When he’s running the engine, he closes the switch allowing current from the alternator to flow to all four batteries. When he shuts down, he opens the switch, isolating the three starting batteries from the truck’s electrical system, leaving the one deep-cycle battery to fulfill all of his electrical needs.
“I’ve left my truck for up to a week with the bunk air heater set just above freezing and still had enough power to warm up the engine with the coolant heater,” Osborne says. “I run the accessories off the deep cycle battery, keeping the other three batteries fresh for engine start-up.”
Another way to address the trickle-down problem provides more electricity in the sleeper while preserving the ability to start on Monday.
Rather than taking accessory current from only one battery, some new smart systems monitor all four batteries with an ECU whose only job is to protect their charge. By sensing such starting-critical factors as ambient air temperature and engine-oil temperature, the ECU can decide when to shut down power to sleeper accessories.
Such abilities are now available as an add-on device. Also, a battery-preserving engine start-stop system has been offered by Detroit Diesel for some time (the Optimized Idle option).
When battery voltage has dropped to a predetermined level, the Detroit system will start the engine and run it to recharge the battery pack. It also starts the engine based on sleeper temperature and outside air temperature.
As use of electrical and electronic components expands, this problem of parasitic loads will become more of an issue.
Fortunately, truck manufacturers say they are actively developing their own solutions, thanks to the awareness kicked off at the meeting.
Bruce Purkey, president of Purkey’s Fleet Electrics, heads the Technology & Maintenance Council task force on key-off parasitic loads. The group’s objective is to define and develop ways to measure parasitic loads, and to develop formulae that can be used to predict their effect on battery packs.
Measuring Your Load
You or your favorite techie can determine the parasitic load on your batteries, one appliance at a time, by measuring the amount of current each one draws. Once you know what the draw is, you’re ready to calculate how many hours of that load your batteries can support.
Using a ring-type inductive ammeter, measure amperage at the battery ground cable with the door closed (eliminating drain from the dome light). If load is under 5 amperes, you’ll be better off using an in-line ammeter, which requires disconnecting the battery and hooking the ammeter in line with one of the cables.
Purkey offers several cautions: make sure to zero the meter first; if there are two ground cables, disconnect one before measuring; also, avoid magnetic interference by keeping the ring-type meter away from other cables.
In Purkey’s example, three batteries with a manufacturer’s reserve-capacity (RC) rating of 160 have a total RC of 480.
If the battery manufacturer supplies a conversion chart, use it to determine how many ampere/hours the battery pack has.
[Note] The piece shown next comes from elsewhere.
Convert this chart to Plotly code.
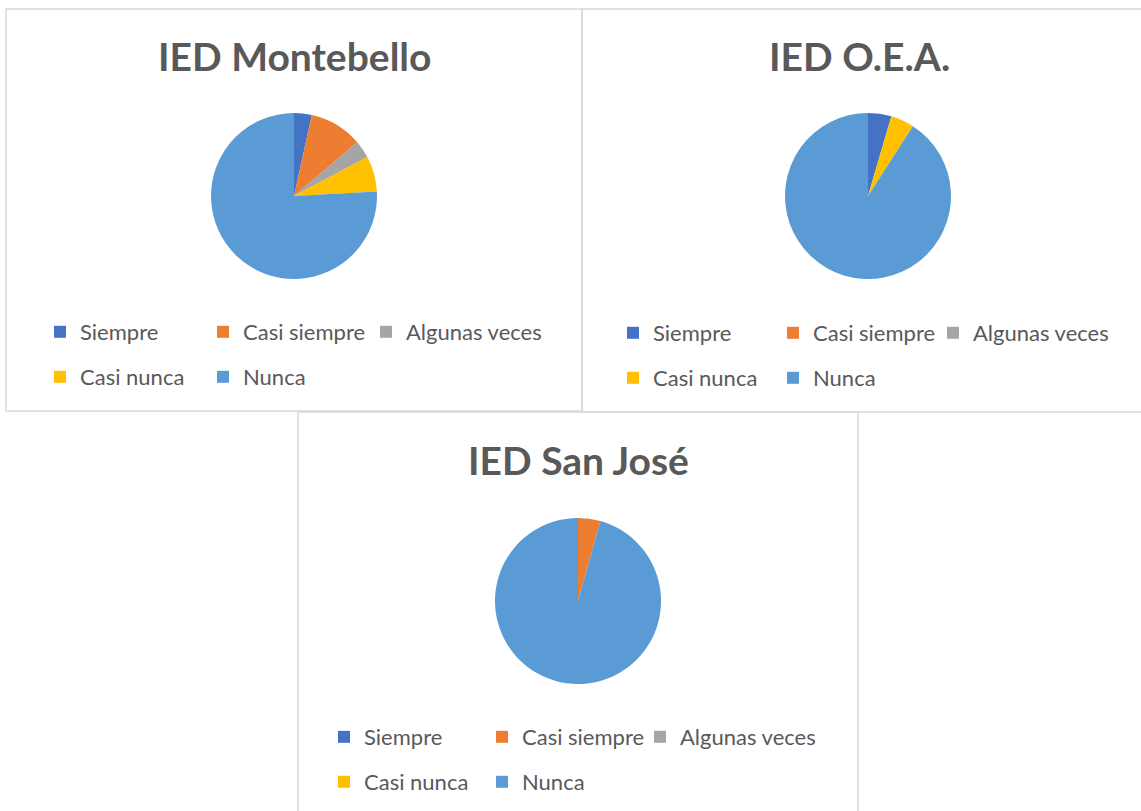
import plotly.graph_objects as go

W, H = 1141, 811

categories = ["Siempre", "Casi siempre", "Algunas veces", "Casi nunca", "Nunca"]
colors = ["#4472C4", "#ED7D31", "#A5A5A5", "#FFC000", "#5B9BD5"]

titles = ["IED Montebello", "IED O.E.A.", "IED San José"]
montebello = [1, 3, 1, 2, 22]
oea = [1, 0, 0, 1, 20]
san_jose = [0, 1, 0, 0, 22]
series = [montebello, oea, san_jose]

# layout (pixels)
pie_centers = [(294, 196), (868, 196), (578, 601)]
pie_radius = 83
title_pos = [(294, 56), (859, 56), (578, 460)]
panels = [(6, 9, 582, 411), (582, 9, 1143, 412), (298, 412, 858, 813)]
legend_x = [40, 613, 324]
legend_rows_y = [(332, 377), (333, 378), (737, 782)]
entry_w = [118, 115, 113]

def px(x):
    return x / W

def py(y):
    return 1 - y / H

fig = go.Figure()

for i, vals in enumerate(series):
    cx, cy = pie_centers[i]
    fig.add_trace(go.Pie(
        labels=categories, values=vals,
        marker=dict(colors=colors, line=dict(width=0)),
        sort=False, direction="clockwise", rotation=0,
        textinfo="none", hoverinfo="label+value+percent",
        showlegend=False,
        domain=dict(x=[px(cx - pie_radius), px(cx + pie_radius)],
                    y=[py(cy + pie_radius), py(cy - pie_radius)]),
    ))

# legend entries (two rows per panel: 3 + 2)
legend_layouts = {}
n = 0
for i in range(3):
    for r, idxs in enumerate([[0, 1, 2], [3, 4]]):
        n += 1
        lname = "legend" if n == 1 else f"legend{n}"
        for j, k in enumerate(idxs):
            extra = {}
            if j == len(idxs) - 1:
                extra["legendwidth"] = 140
            fig.add_trace(go.Scatter(
                x=[None], y=[None], mode="markers",
                marker=dict(symbol="square", size=12, color=colors[k]),
                name=categories[k], legend=lname, showlegend=True,
                hoverinfo="skip", **extra,
            ))
        legend_layouts[lname] = dict(
            orientation="h", x=px(legend_x[i]), y=py(legend_rows_y[i][r]),
            xanchor="left", yanchor="middle", xref="paper", yref="paper",
            entrywidth=entry_w[i], entrywidthmode="pixels",
            font=dict(family="Lato", size=22, color="#595959"),
            bgcolor="rgba(0,0,0,0)", borderwidth=0,
            itemclick=False, itemdoubleclick=False,
        )

shapes = []
for (x0, y0, x1, y1) in panels:
    shapes.append(dict(type="rect", xref="paper", yref="paper",
                       x0=px(x0), x1=px(x1), y0=py(y1), y1=py(y0),
                       line=dict(color="#D9D9D9", width=1.5),
                       fillcolor="rgba(0,0,0,0)", layer="below"))

annotations = []
for t, (tx, ty) in zip(titles, title_pos):
    annotations.append(dict(text=f"<b>{t}</b>", x=px(tx), y=py(ty),
                            xref="paper", yref="paper", showarrow=False,
                            xanchor="center", yanchor="middle",
                            font=dict(family="Lato", size=39, color="#595959")))

fig.update_layout(
    width=W, height=H, autosize=False,
    margin=dict(l=0, r=0, t=0, b=0, autoexpand=False),
    paper_bgcolor="white", plot_bgcolor="white",
    xaxis=dict(visible=False), yaxis=dict(visible=False),
    shapes=shapes, annotations=annotations,
    **legend_layouts,
)

post = (
    "document.documentElement.style.margin='0';"
    "document.documentElement.style.overflow='hidden';"
    "document.body.style.margin='0';"
    "document.body.style.overflow='hidden';"
    "var d=document.getElementById('{plot_id}');"
    "d.style.position='fixed';d.style.left='0px';d.style.top='0px';"
)

fig.write_html("out.html",
               config={"responsive": False, "displayModeBar": False},
               post_script=post)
Otherwise, multiply RC by a conversion factor of 0.6. Multiplying 480 by 0.6 gives 288 a/h. Reduce it by 10% to reflect a realistic state of charge, and you have 259.2 a/h available from the battery pack.
Using simple arithmetic, you can see that using up half the 259.2 a/h will reduce the battery to a 50% state of charge, an acceptable minimum for warm-weather starting
You’ve determined that you have 129.6 a/h available. Now divide that number by the parasitic load. If you discovered, for example, that your cab/coolant heater draws 3 amps on high and your fan draws 4 amps on low, you would divide 129.6 by 7.
The result is 18.5 hours, the amount of time you can draw 7 a/h continuously before the battery pack reaches a 50% state of charge.
With an accurate idea of your loads and how many hours they can be supported, you can pursue a course of corrective action.